For its part, the MTA denied negotiating through the press, and TWU leaders said they would be willing to resume talks eventually. For now, we wait.
As the MTA and TWU continue working toward a new contract, the expectations and demands from both sides are coming into view. We learned yesterday that the TWU plans to tell the MTA and Gov. Cuomo to “take their set of demands and shove it,” but what exactly are those demands?
According to Crain’s New York, the MTA’s demands are in line with what other New York unions have received recently. MTA CEO and Chairman Joe Lhota has proposed a five-year deal with no wage increases in years 1-3 and two percent bumps in years four and five. The MTA also has reportedly requested higher health care contributions from workers, a furlough period, a part-time bus driver position and a lower salary for station cleaners.
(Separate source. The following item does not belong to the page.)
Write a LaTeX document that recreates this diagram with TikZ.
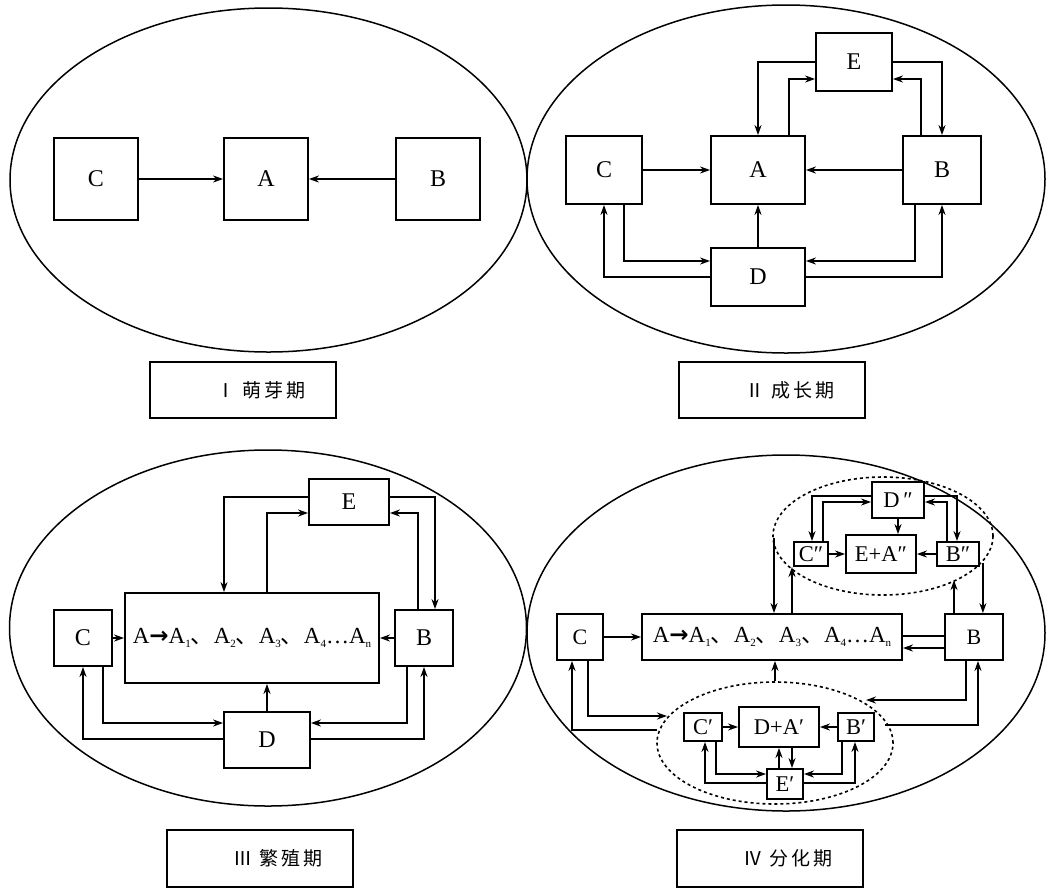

On the other hand, the TWU wants constant wage increases, especially if it signs a five-year deal, and seems cool on the thought of productivity gains, according to The Wall Street Journal. The union, says The Journal, wants five years of wage increases tied to the Consumer Price Index. They won’t get any such raises without major productivity gains though.
Ultimately, the issue boils down to money. The MTA doesn’t have money to usher in an increase in labor costs. A wage increase will come at the expense of the number of TWU members on the work rolls and their job descriptions. The union has mentioned slowdowns as they operate without a contract, but for now, the two sides will continue to negotiate.